-- start --
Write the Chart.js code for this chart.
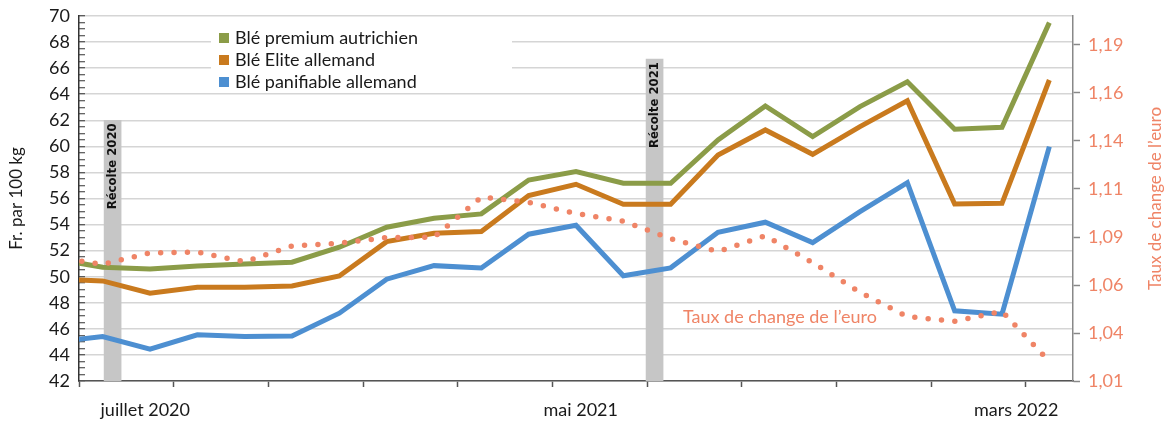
<!DOCTYPE html>
<html>
<head>
<meta charset="utf-8">
<script src="https://cdn.jsdelivr.net/npm/chart.js@4.4.1/dist/chart.umd.min.js"></script>
<style>
  html, body { margin: 0; padding: 0; background: #fff; }
  #wrap { width: 1167px; height: 421px; position: relative; }
</style>
</head>
<body>
<div id="wrap"><canvas id="lineChart"></canvas></div>
<script>
// periods (one step ~ half a tick interval), -1 is the partly visible first point
var periods = [-1, 0, 1, 2, 3, 4, 5, 6, 7, 8, 9, 10, 11, 12, 13, 14, 15, 16, 17, 18, 19, 20];

var premiumAT = [51.36, 50.72, 50.60, 50.83, 50.98, 51.11, 52.26, 53.80, 54.49, 54.82, 57.42, 58.06, 57.17, 57.17, 60.49, 63.10, 60.75, 63.05, 64.96, 61.31, 61.46, 69.49];
var eliteDE   = [49.82, 49.68, 48.73, 49.19, 49.19, 49.29, 50.06, 52.69, 53.33, 53.46, 56.22, 57.09, 55.56, 55.56, 59.34, 61.26, 59.39, 61.51, 63.50, 55.58, 55.63, 65.09];
var panifDE   = [44.99, 45.41, 44.44, 45.54, 45.41, 45.46, 47.20, 49.81, 50.85, 50.67, 53.26, 53.95, 50.07, 50.68, 53.41, 54.18, 52.62, 55.00, 57.22, 47.38, 47.13, 59.98];
var euroRate  = [1.0763, 1.0725, 1.0786, 1.0790, 1.0739, 1.0823, 1.0838, 1.0868, 1.0870, 1.1085, 1.1057, 1.0997, 1.0956, 1.0862, 1.0793, 1.0878, 1.0734, 1.0575, 1.0445, 1.0420, 1.0473, 1.0205];

var seriesNames = ['Blé premium autrichien', 'Blé Elite allemand', 'Blé panifiable allemand'];
var euroName = 'Taux de change de l\u2019euro';

// harvest markers
var harvestNames = ['Récolte 2020', 'Récolte 2021'];
var harvestPos = [0.21, 11.66];
var harvestTop = [62, 66.7];

// tick labels
var xLabels = ['juillet 2020', 'mai 2021', 'mars 2022'];
var xLabelPos = [0.9, 10.1, 19.3];
var leftTicks = [42, 44, 46, 48, 50, 52, 54, 56, 58, 60, 62, 64, 66, 68, 70];
var rightTickVals = [1.01, 1.0357, 1.0614, 1.0871, 1.1129, 1.1386, 1.1643, 1.19];
var rightTickLabels = ['1,01', '1,04', '1,06', '1,09', '1,11', '1,14', '1,16', '1,19'];

var FONT = 'Lato';
var GREEN = '#8b9c48', ORANGE = '#c97a1e', BLUE = '#4d8fd1', SALMON = '#ef8466';
Chart.defaults.font.family = FONT;

function pts(vals) {
  return periods.map(function (p, k) { return { x: p, y: vals[k] }; });
}
function noPad(s) {
  s.paddingTop = 0; s.paddingBottom = 0; s.paddingLeft = 0; s.paddingRight = 0;
}

// white legend box in the upper left of the plot
var legendBox = {
  id: 'legendBox',
  beforeDatasetsDraw: function (chart) {
    var c = chart.ctx, a = chart.chartArea;
    var colors = [GREEN, ORANGE, BLUE];
    c.save();
    c.fillStyle = '#fff';
    c.fillRect(a.left + 132, a.top + 3, 301, 73);
    c.font = '18px ' + FONT;
    c.textBaseline = 'middle';
    for (var k = 0; k < seriesNames.length; k++) {
      var y = a.top + 22 + k * 22;
      c.fillStyle = colors[k];
      c.fillRect(a.left + 140, y - 5, 10, 10);
      c.fillStyle = '#1a1a1a';
      c.fillText(seriesNames[k], a.left + 156, y);
    }
    c.restore();
  }
};

// labels inside harvest bars, right title, euro annotation
var extraText = {
  id: 'extraText',
  afterDraw: function (chart) {
    var c = chart.ctx, a = chart.chartArea;
    var meta = chart.getDatasetMeta(0);
    c.save();
    c.font = 'bold 13px "DejaVu Sans Condensed", "Liberation Sans Narrow", ' + FONT;
    c.fillStyle = '#111';
    c.textAlign = 'right';
    c.textBaseline = 'middle';
    meta.data.forEach(function (bar, k) {
      c.save();
      c.translate(bar.x, bar.y + 3);
      c.rotate(-Math.PI / 2);
      c.fillText(harvestNames[k], 0, 0);
      c.restore();
    });

    var y1 = chart.scales.y1, x = chart.scales.x;
    c.font = '18px ' + FONT;
    c.fillStyle = SALMON;
    c.textAlign = 'left';
    c.textBaseline = 'alphabetic';
    c.fillText(euroName, x.getPixelForValue(12.26), y1.getPixelForValue(1.0411));

    c.save();
    c.translate(1156, (a.top + a.bottom) / 2);
    c.rotate(-Math.PI / 2);
    c.textAlign = 'center';
    c.textBaseline = 'middle';
    c.font = '17px ' + FONT;
    c.fillText(euroName, 0, 0);
    c.restore();
    c.restore();
  }
};

var ctx = document.getElementById('lineChart').getContext('2d');
var myChart = new Chart(ctx, {
  type: 'line',
  data: {
    datasets: [
      {
        type: 'bar',
        label: 'Récolte',
        data: harvestPos.map(function (p, k) { return { x: p, y: [42, harvestTop[k]] }; }),
        backgroundColor: '#c6c6c6',
        barThickness: 17,
        order: 10
      },
      {
        label: seriesNames[0], data: pts(premiumAT), borderColor: GREEN,
        borderWidth: 5, pointRadius: 0, tension: 0, borderJoinStyle: 'miter', clip: 0, order: 3
      },
      {
        label: seriesNames[1], data: pts(eliteDE), borderColor: ORANGE,
        borderWidth: 5, pointRadius: 0, tension: 0, borderJoinStyle: 'miter', clip: 0, order: 2
      },
      {
        label: seriesNames[2], data: pts(panifDE), borderColor: BLUE,
        borderWidth: 5, pointRadius: 0, tension: 0, borderJoinStyle: 'miter', clip: 0, order: 1
      },
      {
        label: euroName, data: pts(euroRate), yAxisID: 'y1', borderColor: SALMON,
        borderWidth: 5.5, borderDash: [0, 13.4], borderCapStyle: 'round',
        pointRadius: 0, tension: 0, clip: 0, order: 0
      }
    ]
  },
  options: {
    responsive: true,
    maintainAspectRatio: false,
    animation: false,
    layout: { padding: { top: 16, left: 0, right: 0, bottom: 0 } },
    plugins: { legend: { display: false }, tooltip: { enabled: false } },
    scales: {
      x: {
        type: 'linear', min: -0.5, max: 20.5, offset: false,
        afterBuildTicks: function (s) {
          var v = [];
          for (var b = -0.5; b < 20; b += 2) v.push(b);
          v = v.concat(xLabelPos).sort(function (p, q) { return p - q; });
          s.ticks = v.map(function (t) { return { value: t }; });
        },
        ticks: {
          autoSkip: false, maxRotation: 0, minRotation: 0, padding: 12,
          color: '#1a1a1a', font: { size: 18 },
          callback: function (v) { var k = xLabelPos.indexOf(v); return k >= 0 ? xLabels[k] : ''; }
        },
        grid: {
          drawOnChartArea: false, tickLength: 6, tickWidth: 1.5, offset: false,
          tickColor: function (c) { return (c.tick && xLabelPos.indexOf(c.tick.value) >= 0) ? 'rgba(0,0,0,0)' : '#555'; }
        },
        border: { color: '#555', width: 1.5 },
        afterFit: function (s) { s.height = 40; noPad(s); }
      },
      y: {
        position: 'left', min: 42, max: 70,
        afterBuildTicks: function (s) {
          var t = [];
          for (var v = 42; v <= 70; v += 0.5) t.push({ value: v });
          s.ticks = t;
        },
        ticks: {
          autoSkip: false, padding: 15, color: '#1a1a1a', font: { size: 18 },
          callback: function (v) { return leftTicks.indexOf(v) >= 0 ? String(v) : ''; }
        },
        grid: {
          lineWidth: 1.5, tickLength: -6, tickColor: '#333', tickWidth: 1,
          color: function (c) { return (c.tick && leftTicks.indexOf(c.tick.value) >= 0) ? '#d5d5d5' : 'rgba(0,0,0,0)'; }
        },
        border: { color: '#333', width: 1.5 },
        title: { display: true, text: 'Fr. par 100 kg', color: '#1a1a1a', font: { size: 17 }, padding: { top: 6, bottom: 0 } },
        afterFit: function (s) { s.width = 79; noPad(s); }
      },
      y1: {
        position: 'right', min: 1.01, max: 1.2055,
        afterBuildTicks: function (s) {
          s.ticks = rightTickVals.map(function (v) { return { value: v }; });
        },
        ticks: {
          autoSkip: false, padding: 8, color: SALMON, font: { size: 18 },
          callback: function (v, i) { return rightTickLabels[i]; }
        },
        grid: { drawOnChartArea: false, tickLength: 7, tickColor: '#888', tickWidth: 1.5 },
        border: { color: '#888', width: 1.5 },
        afterFit: function (s) { s.width = 94; noPad(s); }
      }
    }
  },
  plugins: [legendBox, extraText]
});
</script>
</body>
</html>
-- end --
:: What you will do ::
Please extract exactly the lines of the data, from the first through the line containing "18, 19, 20];", and add no pictures to the copy.

:: Result below ::
Write the Chart.js code for this chart.
<!DOCTYPE html>
<html>
<head>
<meta charset="utf-8">
<script src="https://cdn.jsdelivr.net/npm/chart.js@4.4.1/dist/chart.umd.min.js"></script>
<style>
  html, body { margin: 0; padding: 0; background: #fff; }
  #wrap { width: 1167px; height: 421px; position: relative; }
</style>
</head>
<body>
<div id="wrap"><canvas id="lineChart"></canvas></div>
<script>
// periods (one step ~ half a tick interval), -1 is the partly visible first point
var periods = [-1, 0, 1, 2, 3, 4, 5, 6, 7, 8, 9, 10, 11, 12, 13, 14, 15, 16, 17, 18, 19, 20];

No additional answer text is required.